The sleeve is orange, with "Kendra Smith" on one side and "Keith Levene & Hillel Slovak" on the other, white type, all caps, maybe 16-point Palatino. The type is centered, not quite a third of the way down from the top.

The record proper is clear vinyl, with a large-sized hole in the middle. This is a thorn in my side beause some years ago, during a move, I misplaced the spindle-enlarger thingy for my turntable: Therefore, I must center the record by eye. I've been looking for those little plastic three-legged-spider-y things that you can wedge in to make records like that fit a normal spindle, but I've had no luck yet.

The label is silver with black type. It states that the thing was released on "Overzealous Records", gives a catalog number of "Jenny 20" (at any rate, it's conventionally interpreted as a catalog number), and says "Mono" on one side and "Stereo" on the other. Okay.

We won't discuss the Slovak/Levene thing, because it's crap.

"Stille Im Meine Hamburg": The label says it was written by "Little Cory". Okay. This might be the Joshua Corey mentioned in the credits of the Guild of Temporal Adventurers Ep, but then again it might not.

The song is weird. The vibe is a bit like those old Velvet Underground demos from 1965: A little wobble, a lot of murk. It sounds as if the backing tracks were recorded on a cassette deck, and then re-recorded live along with the vocal onto another cassette deck. Yeah, when I say murk, I mean murk. It's murky as hell. I'm pretty sure there's a bass in there and there's definitely at least two electric guitars (one strumming the chords, and another one doing noisy feebacky stuff at the beginning and the end). There may be drums, or it may be somebody banging on some boxes. You just can't tell. A church bell tolls on the down beats. It's just the kind of mystico-obscuro stuff Smith does best.
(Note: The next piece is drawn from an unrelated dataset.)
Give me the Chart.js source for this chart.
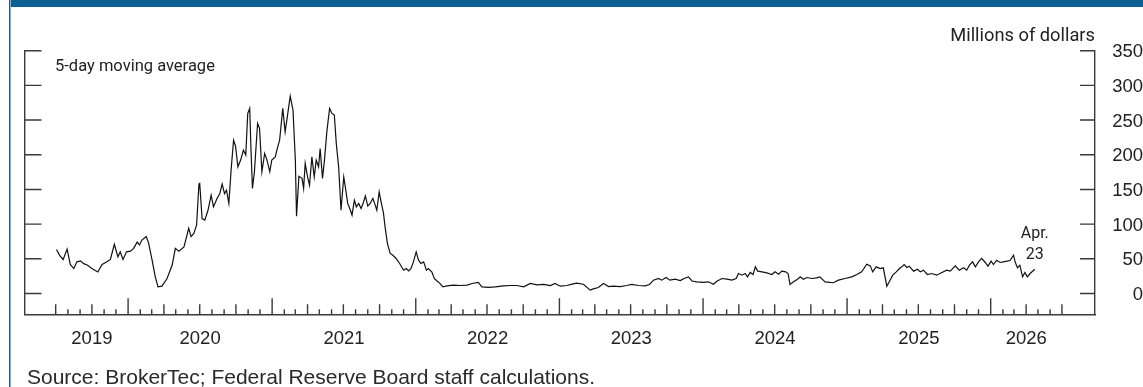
<!DOCTYPE html>
<html>
<head>
<meta charset="utf-8">
<title>Repo volume, 5-day moving average</title>
<script src="https://cdn.jsdelivr.net/npm/chart.js@4.4.1/dist/chart.umd.min.js"></script>
<style>
  html, body { margin: 0; padding: 0; background: #fff; }
  body { width: 1143px; height: 387px; overflow: hidden; position: relative; }
  #bar { position: absolute; left: 9px; top: 0; right: 0; height: 7px; background: #0b5f92; }
  #rule { position: absolute; left: 9px; top: 0; width: 2px; height: 387px;
          background: linear-gradient(to right, #1f5b8e 50%, #7fb1da 50%); }
  #chart { position: absolute; left: 0; top: 0; }
  .txt { position: absolute; white-space: nowrap; line-height: 1; color: #222; }
  #note { left: 55px; top: 58px; font-family: Roboto, sans-serif; font-size: 16.5px; }
  #unit { right: 48px; top: 26px; font-family: Roboto, sans-serif; font-size: 18.3px; }
  #source { left: 27px; top: 366px; font-family: "Liberation Sans", Arial, sans-serif; font-size: 21px; color: #2a2a2a; }
</style>
</head>
<body>
<div id="bar"></div>
<div id="rule"></div>
<canvas id="chart" width="1143" height="387"></canvas>
<div class="txt" id="note">5-day moving average</div>
<div class="txt" id="unit">Millions of dollars</div>
<div class="txt" id="source">Source: BrokerTec; Federal Reserve Board staff calculations.</div>
<script>
// Observation dates and 5-day moving average values, millions of dollars
const obsDates = [
  '2019-07-03','2019-07-11','2019-07-20','2019-07-30','2019-08-07','2019-08-16','2019-08-24','2019-09-02',
  '2019-09-10','2019-09-19','2019-10-01','2019-10-16','2019-10-27','2019-11-09','2019-11-17','2019-11-27',
  '2019-12-06','2019-12-12','2019-12-19','2019-12-28','2020-01-07','2020-01-15','2020-01-24','2020-01-30',
  '2020-02-05','2020-02-16','2020-02-22','2020-03-02','2020-03-10','2020-03-17','2020-03-27','2020-04-09',
  '2020-04-22','2020-04-30','2020-05-09','2020-05-22','2020-06-03','2020-06-09','2020-06-16','2020-06-23',
  '2020-06-29','2020-07-01','2020-07-07','2020-07-14','2020-07-22','2020-07-30','2020-08-05','2020-08-14',
  '2020-08-21','2020-08-27','2020-09-02','2020-09-07','2020-09-13','2020-09-19','2020-09-25','2020-09-30',
  '2020-10-06','2020-10-13','2020-10-20','2020-10-26','2020-10-31','2020-11-05','2020-11-08','2020-11-12',
  '2020-11-17','2020-11-25','2020-11-30','2020-12-06','2020-12-13','2020-12-19','2020-12-26','2020-12-31',
  '2021-01-09','2021-01-13','2021-01-20','2021-01-28','2021-02-03','2021-02-08','2021-02-16','2021-02-23',
  '2021-03-01','2021-03-04','2021-03-10','2021-03-18','2021-03-22','2021-03-26','2021-04-01','2021-04-06',
  '2021-04-12','2021-04-18','2021-04-23','2021-04-29','2021-05-03','2021-05-09','2021-05-14','2021-05-20',
  '2021-05-27','2021-06-02','2021-06-08','2021-06-13','2021-06-19','2021-06-25','2021-07-02','2021-07-06',
  '2021-07-12','2021-07-19','2021-07-23','2021-07-29','2021-08-03','2021-08-09','2021-08-15','2021-08-20',
  '2021-08-26','2021-09-01','2021-09-07','2021-09-14','2021-09-20','2021-09-24','2021-09-30','2021-10-04',
  '2021-10-11','2021-10-15','2021-10-21','2021-10-28','2021-11-04','2021-11-12','2021-11-21','2021-12-01',
  '2021-12-08','2021-12-14','2021-12-20','2021-12-26','2022-01-02','2022-01-08','2022-01-14','2022-01-21',
  '2022-01-28','2022-02-02','2022-02-11','2022-02-17','2022-02-24','2022-03-02','2022-03-11','2022-03-21',
  '2022-04-07','2022-04-24','2022-05-11','2022-05-24','2022-06-09','2022-06-18','2022-07-05','2022-07-22',
  '2022-08-12','2022-08-29','2022-09-15','2022-10-02','2022-10-19','2022-11-05','2022-11-22','2022-12-09',
  '2022-12-21','2023-01-03','2023-01-20','2023-02-02','2023-02-14','2023-03-03','2023-03-20','2023-03-28',
  '2023-04-10','2023-04-23','2023-05-06','2023-05-18','2023-06-04','2023-06-21','2023-07-04','2023-07-21',
  '2023-08-07','2023-08-18','2023-08-28','2023-09-10','2023-09-18','2023-09-29','2023-10-09','2023-10-22',
  '2023-11-04','2023-11-14','2023-11-25','2023-12-04','2023-12-16','2024-01-02','2024-01-15','2024-01-27',
  '2024-02-05','2024-02-18','2024-03-02','2024-03-14','2024-03-25','2024-03-31','2024-04-09','2024-04-17',
  '2024-04-23','2024-04-30','2024-05-07','2024-05-13','2024-05-19','2024-05-30','2024-06-11','2024-06-24',
  '2024-07-02','2024-07-11','2024-07-19','2024-07-29','2024-08-04','2024-08-09','2024-08-18','2024-08-28',
  '2024-09-04','2024-09-12','2024-09-21','2024-10-03','2024-10-16','2024-10-24','2024-11-06','2024-11-19',
  '2024-11-27','2024-12-10','2024-12-27','2025-01-13','2025-01-26','2025-02-07','2025-02-20','2025-03-01',
  '2025-03-07','2025-03-16','2025-03-26','2025-04-03','2025-04-12','2025-04-19','2025-04-27','2025-05-06',
  '2025-05-14','2025-05-20','2025-05-26','2025-06-02','2025-06-08','2025-06-19','2025-06-29','2025-07-06',
  '2025-07-14','2025-07-24','2025-08-04','2025-08-17','2025-08-30','2025-09-11','2025-09-20','2025-10-03',
  '2025-10-13','2025-10-24','2025-11-01','2025-11-08','2025-11-16','2025-11-23','2025-12-01','2025-12-09',
  '2025-12-18','2025-12-25','2026-01-02','2026-01-08','2026-01-16','2026-01-25','2026-02-02','2026-02-11',
  '2026-02-19','2026-02-28','2026-03-04','2026-03-10','2026-03-16','2026-03-23','2026-03-29','2026-04-04',
  '2026-04-11','2026-04-23'
];
const obsValues = [
  63.5, 55, 49, 64, 42, 36, 45.6, 47,
  43, 41, 36, 31, 42, 46, 49, 71,
  53, 60, 49, 60, 61, 65, 74, 70,
  77, 82, 73, 48, 24, 9.5, 10.5, 21.6,
  41, 65, 61, 67, 94, 82, 86.5, 98.5,
  157.7, 158.7, 108, 105.7, 120, 141.8, 125, 137,
  144, 157.7, 144, 149, 130, 180, 221, 212.5,
  182.6, 192.3, 206.7, 199.5, 259.6, 266.9, 211.5, 151.5,
  175.4, 245.2, 238, 175.4, 202, 192.3, 175.4, 192.3,
  197, 206.7, 221, 266.9, 233, 252.4, 284.6, 264.4,
  192, 111.5, 169, 166, 151.5, 187.5, 168, 156,
  197, 168, 192.3, 182.6, 209, 166, 192.3, 233,
  266.9, 259.6, 257.2, 216.4, 182.6, 120, 168, 153.8,
  129.8, 120, 113, 134.6, 125, 129.8, 122.6, 129.8,
  140.4, 126, 129.8, 137, 127.4, 120, 146.6, 134.6,
  115.4, 96, 72, 57.7, 55, 50.5, 43.3, 33.6,
  36, 32.6, 36, 45.6, 60, 48, 43.3, 45.6,
  33.6, 36, 31, 21.6, 18, 15.3, 9.5, 11,
  12, 11.5, 12, 14.4, 15.9, 9.5, 8.7, 9.5,
  11, 11.5, 11.5, 9.5, 14.4, 12.4, 13, 11.5,
  14.4, 10.5, 11.5, 13.4, 14.9, 13.4, 4.8, 6.6,
  8.7, 14.4, 10, 10.5, 10, 11.5, 13, 11.5,
  11, 13, 19.2, 21.6, 19.2, 23, 19.2, 20.6,
  18.7, 21.6, 24, 18, 16.8, 15.9, 16.8, 13.4,
  17.7, 21.6, 20.6, 19.2, 21.6, 28.8, 26.4, 28.8,
  24, 30.3, 27.4, 38.4, 32.2, 31.2, 29.7, 27.4,
  31.2, 27.8, 32.2, 31.2, 28.8, 13, 16.8, 20.6,
  24, 20.6, 23, 21.6, 22.5, 24, 16.8, 15.9,
  15.5, 19.2, 21.6, 24, 27.4, 31.2, 42.3, 39.8,
  31.2, 38.4, 36, 37, 10.5, 17.7, 26.4, 31.2,
  36, 38.4, 41.8, 37.5, 39.4, 32.2, 35, 31.2,
  33.6, 27.4, 28.8, 26.4, 30.3, 33.6, 32.2, 39.8,
  33.6, 37, 33.6, 40.8, 45.6, 38.4, 45.6, 50.5,
  44.7, 39.4, 46.6, 41.8, 48, 44.7, 45.6, 46.6,
  47.6, 55.2, 45.6, 37, 40.8, 24, 30.3, 24,
  28.8, 35
];

// Axis content
const yearLabels = ['2019', '2020', '2021', '2022', '2023', '2024', '2025', '2026'];
const yTickValues = [0, 50, 100, 150, 200, 250, 300, 350];
const yRange = [-30, 350];
const xRange = ['2019-04-14', '2026-09-23'];
const monthTickSpan = ['2019-07-01', '2026-07-01'];
const lastLabel = ['Apr.', '23'];

const INK = '#222';
const AXIS = '#3a3a3a';
const AXIS_W = 1.4;
const TICK_FONT = { family: '"Liberation Sans", Arial, sans-serif', size: 18.5 };

function dayNum(s) {
  const [y, m, d] = s.split('-').map(Number);
  return Date.UTC(y, m - 1, d) / 86400000;
}

const points = obsDates.map((d, i) => ({ x: dayNum(d), y: obsValues[i] }));

// Year labels sit at the middle of each year's visible (ticked) span
const spanStart = dayNum(monthTickSpan[0]);
const spanEnd = dayNum(monthTickSpan[1]);
const labelDays = yearLabels.map(y => {
  const a = Math.max(Date.UTC(+y, 0, 1) / 86400000, spanStart);
  const b = Math.min(Date.UTC(+y + 1, 0, 1) / 86400000, spanEnd);
  return (a + b) / 2;
});

// Inward tick marks on both vertical axes and month/quarter/year marks on the date axis
const axisMarks = {
  id: 'axisMarks',
  afterDraw(chart) {
    const { ctx, chartArea: ca, scales } = chart;
    const x = scales.x, y = scales.y;
    ctx.save();
    ctx.strokeStyle = AXIS;
    ctx.lineWidth = AXIS_W;
    ctx.beginPath();
    yTickValues.forEach(v => {
      const py = y.getPixelForValue(v);
      ctx.moveTo(ca.left, py); ctx.lineTo(ca.left + 16.5, py);
      ctx.moveTo(ca.right, py); ctx.lineTo(ca.right - 15, py);
    });
    const y0 = new Date(spanStart * 86400000).getUTCFullYear();
    const y1 = new Date(spanEnd * 86400000).getUTCFullYear();
    for (let yr = y0; yr <= y1; yr++) {
      for (let m = 0; m < 12; m++) {
        const d = Date.UTC(yr, m, 1) / 86400000;
        if (d < spanStart || d > spanEnd) continue;
        const len = m === 0 ? 16 : (m % 3 === 0 ? 10 : 5);
        const px = x.getPixelForValue(d);
        ctx.moveTo(px, ca.bottom); ctx.lineTo(px, ca.bottom - len);
      }
    }
    ctx.stroke();

    // Label for the latest observation
    const last = points[points.length - 1];
    const lx = x.getPixelForValue(last.x);
    const ly = y.getPixelForValue(last.y);
    ctx.fillStyle = INK;
    ctx.font = '16px Roboto, sans-serif';
    ctx.textAlign = 'center';
    ctx.textBaseline = 'alphabetic';
    ctx.fillText(lastLabel[0], lx, ly - 31);
    ctx.fillText(lastLabel[1], lx, ly - 10);
    ctx.restore();
  }
};

new Chart(document.getElementById('chart'), {
  type: 'line',
  data: {
    datasets: [{
      data: points,
      borderColor: '#111',
      borderWidth: 1.2,
      pointRadius: 0,
      tension: 0,
      fill: false,
      yAxisID: 'y'
    }]
  },
  options: {
    responsive: false,
    devicePixelRatio: 1,
    animation: false,
    events: [],
    layout: { padding: { top: 50.7, bottom: 32.7, left: 0, right: 0 } },
    plugins: { legend: { display: false }, tooltip: { enabled: false } },
    scales: {
      x: {
        type: 'linear',
        position: 'bottom',
        min: dayNum(xRange[0]),
        max: dayNum(xRange[1]),
        grid: { display: false, drawTicks: false },
        border: { display: true, color: AXIS, width: AXIS_W },
        ticks: {
          autoSkip: false, maxRotation: 0, minRotation: 0,
          padding: 14, color: INK, font: TICK_FONT,
          callback: (v, i) => yearLabels[i]
        },
        afterBuildTicks: s => { s.ticks = labelDays.map(v => ({ value: v })); },
        afterFit: s => { s.height = 40; }
      },
      y: {
        type: 'linear',
        position: 'right',
        min: yRange[0],
        max: yRange[1],
        grid: { display: false, drawTicks: false },
        border: { display: true, color: AXIS, width: AXIS_W },
        ticks: { crossAlign: 'far', padding: 17.5, labelOffset: 1.5, color: INK, font: TICK_FONT },
        afterBuildTicks: s => { s.ticks = yTickValues.map(v => ({ value: v })); },
        afterFit: s => { s.width = 48; }
      },
      yL: {
        type: 'linear',
        position: 'left',
        min: yRange[0],
        max: yRange[1],
        grid: { display: false, drawTicks: false },
        border: { display: true, color: AXIS, width: AXIS_W },
        ticks: { display: false },
        afterBuildTicks: s => { s.ticks = yTickValues.map(v => ({ value: v })); },
        afterFit: s => { s.width = 25; }
      }
    }
  },
  plugins: [axisMarks]
});
</script>
</body>
</html>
As a song per se, it's a nice little lullabyish waltz thing, a little bit sad and a little bit distant. Babelfish translates the title as "Silence in my Hamburg". The lyric is in German. Smith apparently spent much of her childhood in Germany because her father was in the military.

It's nifty. Not earthshaking, but nice to have, if you're a Kendra Smith fan, and (of course) indispensible if you're a Paisley Underground or Kendra Smith completist. Out of print? Oh, yeah.